Covid-19 and the implications for the security sector: what happened and what has been and is being learned?

  • 83% of respondents felt that overall security had performed well in the crisis.
  • 74% agreed or strongly agreed that security professionals have developed new skill sets that will be invaluable going forward.
  • 59% felt that security would retain a greater priority than held previously due to fear of future pandemics.
  • 55% indicated that there are other service functions that stood out more for their achievements than security did during the pandemic.
  • There was concern about increases in crime and risk and other challenges such as managing the mental health of workers.
  • Opportunities were apparent – a majority of respondents thought demand would increase for some services such as remote monitoring and mobile patrols and for technology such as CCTV and access control.
  • 65% felt the pandemic may hasten a shift to more technology and less personnel.
  • 69% thought it was right to expect marked improvements and innovation in security from now on.
  • 75% felt that despite good intentions, the financial constraints that are likely to follow the pandemic will undermine any progress made.

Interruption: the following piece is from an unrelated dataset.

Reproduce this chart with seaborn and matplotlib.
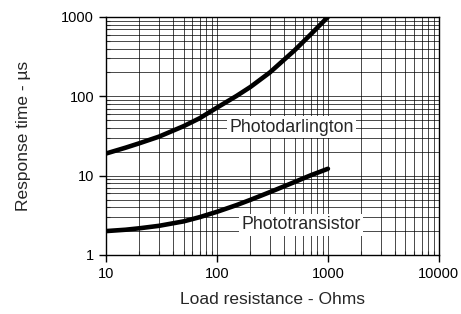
import numpy as np
import pandas as pd
import matplotlib
matplotlib.use("Agg")
import matplotlib.pyplot as plt
import seaborn as sns
from matplotlib.ticker import LogLocator, NullFormatter, FixedLocator, FixedFormatter

# values
load_ohms = [10, 15, 20, 30, 50, 70, 100, 150, 200, 300, 500, 700, 1000]
darlington_us = [19, 22.5, 25.6, 31, 42, 53, 72, 101, 131, 200, 379, 603, 1000]
transistor_us = [2.0, 2.08, 2.17, 2.33, 2.65, 3.0, 3.5, 4.25, 4.95, 6.2, 8.3, 10.1, 12.2]

x_ticks = [10, 100, 1000, 10000]
y_ticks = [1, 10, 100, 1000]

df = pd.DataFrame({
    "load": load_ohms * 2,
    "time": darlington_us + transistor_us,
    "device": ["Photodarlington"] * len(load_ohms) + ["Phototransistor"] * len(load_ohms),
})

sns.set_style("ticks")
plt.rcParams["font.family"] = ["Liberation Sans", "DejaVu Sans"]

fig = plt.figure(figsize=(4.61, 3.14), dpi=100)
ax = fig.add_axes([0.230, 0.188, 0.722, 0.758])

sns.lineplot(data=df, x="load", y="time", units="device", estimator=None,
             color="black", linewidth=3.3, ax=ax, legend=False, zorder=3,
             solid_joinstyle="round")

ax.set_xscale("log")
ax.set_yscale("log")
ax.set_xlim(10, 10000)
ax.set_ylim(1, 1000)

ax.xaxis.set_major_locator(FixedLocator(x_ticks))
ax.xaxis.set_major_formatter(FixedFormatter([str(v) for v in x_ticks]))
ax.yaxis.set_major_locator(FixedLocator(y_ticks))
ax.yaxis.set_major_formatter(FixedFormatter([str(v) for v in y_ticks]))
ax.xaxis.set_minor_locator(LogLocator(base=10, subs=np.arange(2, 10)))
ax.yaxis.set_minor_locator(LogLocator(base=10, subs=np.arange(2, 10)))
ax.xaxis.set_minor_formatter(NullFormatter())
ax.yaxis.set_minor_formatter(NullFormatter())

ax.grid(True, which="both", color="black", linewidth=0.5)
ax.tick_params(which="major", direction="out", length=5, width=1, labelsize=10.5, colors="black")
ax.tick_params(which="minor", direction="in", length=3, width=0.8)
for s in ax.spines.values():
    s.set_visible(True)
    s.set_color("black")
    s.set_linewidth(1.0)

ax.set_xlabel("Load resistance - Ohms", fontsize=12.5, labelpad=8)
ax.set_ylabel("Response time - µs", fontsize=12.5, labelpad=22)

box = dict(facecolor="white", edgecolor="none", pad=1.5)
ax.text(129, 41, "Photodarlington", fontsize=12.8, va="center", ha="left", bbox=box, zorder=4)
ax.text(166, 2.39, "Phototransistor", fontsize=12.8, va="center", ha="left", bbox=box, zorder=4)

fig.savefig("out.png", dpi=100)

The aim of the work was to better understand what has been learned in responding to the Covid-19 pandemic – the challenges, successes and failings. The report examines the views of security professionals including those working in sectors deemed ‘essential’, collected via a survey and in depth interviews.

The report identifies that there are positives that have emerged within very challenging circumstances – security has performed well, adapted, been flexible, learnt new skills, and has been recognised as ‘essential’. Just as there are concerns about cutbacks and new risks, there are also opportunities to innovate, to show how things can be done differently, to show that security can step up to emerging issues. Demand for some types of security is thought likely to increase. But the traditional issues faced by security remain. The status of security may have increased during the pandemic, but not necessarily in comparison with other functions. And the successes and appreciation for security may start to fade when we enter a new normal. It is crucial that the sector is effective in communicating that the value of security is not just in responding to a crisis.

Professor Martin Gill who led the research noted:
‘As we emerge from the pandemic there will be many challenges – financial uncertainty, new ways of works, potential changes in crime and security risks. Our sample though also pointed to new opportunities. Some were positive about what next, others less so, their words should be heeded.’